[START]

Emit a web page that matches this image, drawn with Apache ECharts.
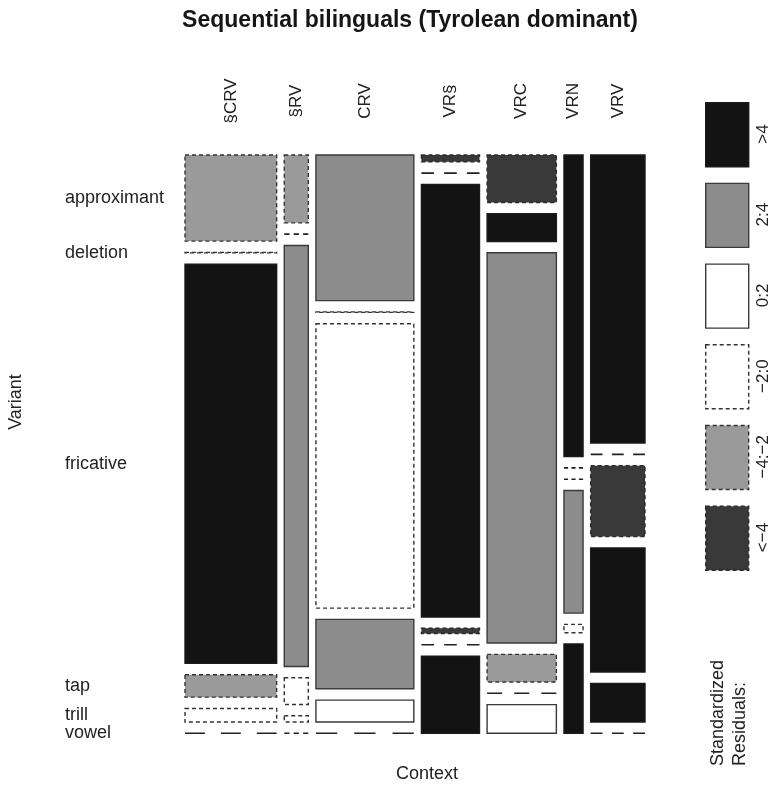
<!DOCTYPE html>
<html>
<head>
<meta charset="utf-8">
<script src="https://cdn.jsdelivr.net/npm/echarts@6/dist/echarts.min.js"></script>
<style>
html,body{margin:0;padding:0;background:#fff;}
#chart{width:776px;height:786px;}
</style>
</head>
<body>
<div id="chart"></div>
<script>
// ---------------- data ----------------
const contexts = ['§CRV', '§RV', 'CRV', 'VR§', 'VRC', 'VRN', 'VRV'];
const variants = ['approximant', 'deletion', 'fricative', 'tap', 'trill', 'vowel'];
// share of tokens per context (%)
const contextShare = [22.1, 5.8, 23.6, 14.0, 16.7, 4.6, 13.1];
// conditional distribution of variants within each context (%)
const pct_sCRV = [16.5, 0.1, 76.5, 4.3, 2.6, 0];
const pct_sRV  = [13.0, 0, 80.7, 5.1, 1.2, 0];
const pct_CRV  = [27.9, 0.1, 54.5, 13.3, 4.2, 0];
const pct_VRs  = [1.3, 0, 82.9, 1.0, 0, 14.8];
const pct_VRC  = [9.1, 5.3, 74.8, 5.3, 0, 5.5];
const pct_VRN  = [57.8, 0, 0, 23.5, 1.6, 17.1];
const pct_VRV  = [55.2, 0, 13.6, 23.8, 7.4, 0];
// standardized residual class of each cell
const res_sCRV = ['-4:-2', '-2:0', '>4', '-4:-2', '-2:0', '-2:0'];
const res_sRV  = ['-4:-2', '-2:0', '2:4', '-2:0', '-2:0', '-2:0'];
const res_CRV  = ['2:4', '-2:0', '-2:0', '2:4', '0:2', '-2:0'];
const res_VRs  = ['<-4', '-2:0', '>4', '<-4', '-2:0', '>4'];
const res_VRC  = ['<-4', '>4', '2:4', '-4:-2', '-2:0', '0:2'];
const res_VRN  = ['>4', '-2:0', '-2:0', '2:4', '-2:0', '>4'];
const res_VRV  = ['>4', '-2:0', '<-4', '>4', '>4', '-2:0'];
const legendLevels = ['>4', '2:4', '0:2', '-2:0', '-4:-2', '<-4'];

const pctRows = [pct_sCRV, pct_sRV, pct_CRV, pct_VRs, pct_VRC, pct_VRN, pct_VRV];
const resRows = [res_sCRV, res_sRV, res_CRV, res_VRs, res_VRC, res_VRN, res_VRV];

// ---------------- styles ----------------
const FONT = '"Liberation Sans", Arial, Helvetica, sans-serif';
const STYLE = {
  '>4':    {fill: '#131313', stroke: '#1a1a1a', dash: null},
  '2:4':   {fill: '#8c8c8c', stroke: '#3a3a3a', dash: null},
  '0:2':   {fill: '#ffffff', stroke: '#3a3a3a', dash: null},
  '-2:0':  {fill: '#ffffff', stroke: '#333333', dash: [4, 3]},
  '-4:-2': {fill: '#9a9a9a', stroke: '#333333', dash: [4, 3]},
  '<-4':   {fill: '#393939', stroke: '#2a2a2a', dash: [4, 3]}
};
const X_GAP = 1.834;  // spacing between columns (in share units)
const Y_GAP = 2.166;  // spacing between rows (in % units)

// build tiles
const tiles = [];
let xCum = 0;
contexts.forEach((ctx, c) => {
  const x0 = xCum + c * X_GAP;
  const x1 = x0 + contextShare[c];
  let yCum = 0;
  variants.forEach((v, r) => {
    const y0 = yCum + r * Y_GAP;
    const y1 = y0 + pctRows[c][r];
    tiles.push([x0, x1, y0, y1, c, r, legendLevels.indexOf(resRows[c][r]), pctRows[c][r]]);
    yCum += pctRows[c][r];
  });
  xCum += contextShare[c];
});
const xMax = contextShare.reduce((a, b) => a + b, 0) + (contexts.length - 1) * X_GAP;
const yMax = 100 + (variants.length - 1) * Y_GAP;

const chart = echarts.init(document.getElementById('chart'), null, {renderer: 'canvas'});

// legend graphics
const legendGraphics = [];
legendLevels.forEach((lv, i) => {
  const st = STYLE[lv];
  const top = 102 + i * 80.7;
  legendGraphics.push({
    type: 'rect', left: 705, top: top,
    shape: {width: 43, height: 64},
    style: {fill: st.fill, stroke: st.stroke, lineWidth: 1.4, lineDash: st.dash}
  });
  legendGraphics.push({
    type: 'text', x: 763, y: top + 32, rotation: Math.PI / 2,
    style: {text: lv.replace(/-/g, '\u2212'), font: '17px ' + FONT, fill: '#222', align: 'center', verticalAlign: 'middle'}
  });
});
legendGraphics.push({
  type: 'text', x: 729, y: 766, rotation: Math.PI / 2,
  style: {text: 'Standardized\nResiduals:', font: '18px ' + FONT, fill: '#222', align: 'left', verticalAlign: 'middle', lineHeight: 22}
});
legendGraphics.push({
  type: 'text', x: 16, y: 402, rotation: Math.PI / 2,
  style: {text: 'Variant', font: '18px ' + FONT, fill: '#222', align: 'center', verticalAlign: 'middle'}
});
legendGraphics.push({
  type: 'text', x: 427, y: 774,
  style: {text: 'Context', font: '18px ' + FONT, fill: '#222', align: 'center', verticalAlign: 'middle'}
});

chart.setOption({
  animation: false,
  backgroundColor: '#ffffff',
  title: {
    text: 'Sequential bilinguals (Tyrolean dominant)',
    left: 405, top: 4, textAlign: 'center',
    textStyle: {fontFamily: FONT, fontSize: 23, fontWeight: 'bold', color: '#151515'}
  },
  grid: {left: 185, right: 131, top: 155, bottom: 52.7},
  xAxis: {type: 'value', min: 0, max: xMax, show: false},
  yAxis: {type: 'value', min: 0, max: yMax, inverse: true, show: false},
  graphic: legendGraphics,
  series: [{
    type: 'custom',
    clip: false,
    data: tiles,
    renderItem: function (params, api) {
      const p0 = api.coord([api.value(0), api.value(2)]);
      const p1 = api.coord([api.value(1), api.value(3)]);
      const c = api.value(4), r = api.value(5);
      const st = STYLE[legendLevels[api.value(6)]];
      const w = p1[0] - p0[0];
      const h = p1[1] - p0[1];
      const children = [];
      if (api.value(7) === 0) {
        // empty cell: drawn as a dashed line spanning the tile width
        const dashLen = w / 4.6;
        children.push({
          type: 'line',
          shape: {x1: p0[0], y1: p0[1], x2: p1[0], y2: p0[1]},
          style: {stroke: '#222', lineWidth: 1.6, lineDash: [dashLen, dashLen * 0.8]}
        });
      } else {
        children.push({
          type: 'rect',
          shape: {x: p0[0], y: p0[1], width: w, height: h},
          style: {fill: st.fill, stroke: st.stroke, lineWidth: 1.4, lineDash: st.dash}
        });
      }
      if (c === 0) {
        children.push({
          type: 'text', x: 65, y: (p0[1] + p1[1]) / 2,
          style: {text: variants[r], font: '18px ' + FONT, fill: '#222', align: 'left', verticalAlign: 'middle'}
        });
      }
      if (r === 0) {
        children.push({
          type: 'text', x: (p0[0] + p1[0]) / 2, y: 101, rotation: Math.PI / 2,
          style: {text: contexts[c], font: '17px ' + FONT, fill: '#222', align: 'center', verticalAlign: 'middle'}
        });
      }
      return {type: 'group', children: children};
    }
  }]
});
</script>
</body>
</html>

[END]

What is being asked ▸
Repeat the lines of the listing above verbatim, beginning at its first line and ending at the line containing "['>4', '2:4', '0:2', '-2:0', '-4:-2', '<-4'];", which is included. Omit pictures.

The answer ▸
Emit a web page that matches this image, drawn with Apache ECharts.
<!DOCTYPE html>
<html>
<head>
<meta charset="utf-8">
<script src="https://cdn.jsdelivr.net/npm/echarts@6/dist/echarts.min.js"></script>
<style>
html,body{margin:0;padding:0;background:#fff;}
#chart{width:776px;height:786px;}
</style>
</head>
<body>
<div id="chart"></div>
<script>
// ---------------- data ----------------
const contexts = ['§CRV', '§RV', 'CRV', 'VR§', 'VRC', 'VRN', 'VRV'];
const variants = ['approximant', 'deletion', 'fricative', 'tap', 'trill', 'vowel'];
// share of tokens per context (%)
const contextShare = [22.1, 5.8, 23.6, 14.0, 16.7, 4.6, 13.1];
// conditional distribution of variants within each context (%)
const pct_sCRV = [16.5, 0.1, 76.5, 4.3, 2.6, 0];
const pct_sRV  = [13.0, 0, 80.7, 5.1, 1.2, 0];
const pct_CRV  = [27.9, 0.1, 54.5, 13.3, 4.2, 0];
const pct_VRs  = [1.3, 0, 82.9, 1.0, 0, 14.8];
const pct_VRC  = [9.1, 5.3, 74.8, 5.3, 0, 5.5];
const pct_VRN  = [57.8, 0, 0, 23.5, 1.6, 17.1];
const pct_VRV  = [55.2, 0, 13.6, 23.8, 7.4, 0];
// standardized residual class of each cell
const res_sCRV = ['-4:-2', '-2:0', '>4', '-4:-2', '-2:0', '-2:0'];
const res_sRV  = ['-4:-2', '-2:0', '2:4', '-2:0', '-2:0', '-2:0'];
const res_CRV  = ['2:4', '-2:0', '-2:0', '2:4', '0:2', '-2:0'];
const res_VRs  = ['<-4', '-2:0', '>4', '<-4', '-2:0', '>4'];
const res_VRC  = ['<-4', '>4', '2:4', '-4:-2', '-2:0', '0:2'];
const res_VRN  = ['>4', '-2:0', '-2:0', '2:4', '-2:0', '>4'];
const res_VRV  = ['>4', '-2:0', '<-4', '>4', '>4', '-2:0'];
const legendLevels = ['>4', '2:4', '0:2', '-2:0', '-4:-2', '<-4'];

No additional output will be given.